Inspector
Overview
The Inspector is a tool that provides insights into Metal host runtime. It is designed to be on by default and to have minimal impact on performance. It consists of two components: one that logs necessary data to do investigation and one that allows clients to connect and query Metal host runtime data.
Enabling
Configure the Inspector by setting the following environment variables:
export TT_METAL_INSPECTOR=1 # optional: enable/disable the Inspector. Default is `1` (enabled).
export TT_METAL_INSPECTOR_LOG_PATH=logging_path # optional: set logging path. Default is `$TT_METAL_HOME/generated/inspector`
export TT_METAL_INSPECTOR_INITIALIZATION_IS_IMPORTANT=1 # optional: enable/disable stopping execution if the Inspector is not initialized properly. Default is `0` (disabled).
export TT_METAL_INSPECTOR_WARN_ON_WRITE_EXCEPTIONS=0 # optional: enable/disable warnings on logging write exceptions (like disk out of space). Default is `1` (enabled).
export TT_METAL_INSPECTOR_RPC_SERVER_ADDRESS=localhost:50051 # optional: set the address of the Inspector RPC server. Default is `localhost:50051`.
export TT_METAL_INSPECTOR_RPC=1 # optional: enable/disable the Inspector RPC server. Default is `1` (enabled).
Enabling the Inspector will override TT_METAL_RISCV_DEBUG_INFO and debugging info will be generated for riscv elfs. You can also use unix sockets for the RPC server by setting TT_METAL_INSPECTOR_RPC_SERVER_ADDRESS to a unix socket path, e.g. unix:/tmp/inspector_socket.
Extending
To add new RPC functionality, review the Inspector
interface in the tt_metal/impl/debug/inspector/rpc.capnp
file.
Add your new method to this interface.
This will generate a corresponding callback that you can attach by calling Inspector::get_rpc_server().setYourNewMethodCallback(...)
.
Next, implement your callback to handle the request and send a response to the client.
Examples
Example changes in tt_metal/impl/debug/inspector/rpc.capnp
:
interface Inspector {
getHelloWorld @0 () -> (message :Text);
sumTwoNumbers @1 (a :Int32, b :Int32) -> (result :Int32);
... other methods ...
}
Example changes in your Metal host runtime code:
#include "tt_metal/impl/debug/inspector.hpp"

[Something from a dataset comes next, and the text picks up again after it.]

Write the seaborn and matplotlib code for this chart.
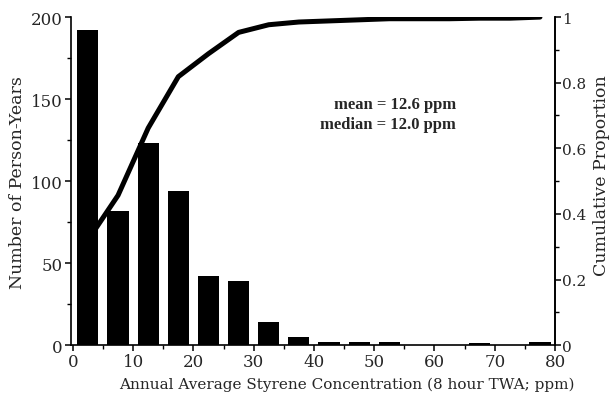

#include "impl/debug/inspector/rpc_server_generated.hpp"
// In your initialization code
Inspector::get_rpc_server().setGetHelloWorldCallback(
[](auto result) {
result.setMessage("Hello, World!");
});
Inspector::get_rpc_server().setSumTwoNumbersCallback(
[](auto params, auto result) {
result.setResult(params.getA() + params.getB());
});
Using in tt-triage
After adding your new RPC method, you can use it in the tt-triage
tool to fetch data from the Metal host runtime.
The tool automatically generates code to call your new RPC method.
In your script, add a dependency to the inspector data script:
from inspector_data import run as get_inspector_data, InspectorData
script_config = ScriptConfig(
depends=["inspector_data"],
)
def run(args, context: Context):
inspector_data = get_inspector_data(args, context)
You can then call your new RPC method:
hello_world = inspector_data.getHelloWorld()
print(hello_world.message)
sum_result = inspector_data.sumTwoNumbers(3, 5)
print(f"Sum of 3 and 5 is {sum_result.result}")
Limitations
Inspector data is designed to be available even after the Metal host runtime exits.
To achieve this, data is serialized to disk in the generated/inspector
directory.
Methods of the Inspector
interface that do not require arguments are automatically serialized during Metal runtime exit.
If you add a method that requires arguments, you must implement serialization and deserialization for that data yourself.
Serialization should be implemented in the Metal host runtime code, and deserialization in the tt-triage
tool.
It is acceptable to add methods that require arguments and query Metal host runtime state during execution, and use this data in
tt-triage
scripts to provide insights into the system’s state during execution.
If you run a tt-triage
script that requires data which is not serialized, you will receive an error indicating that script execution is blocked due to a dependency failure.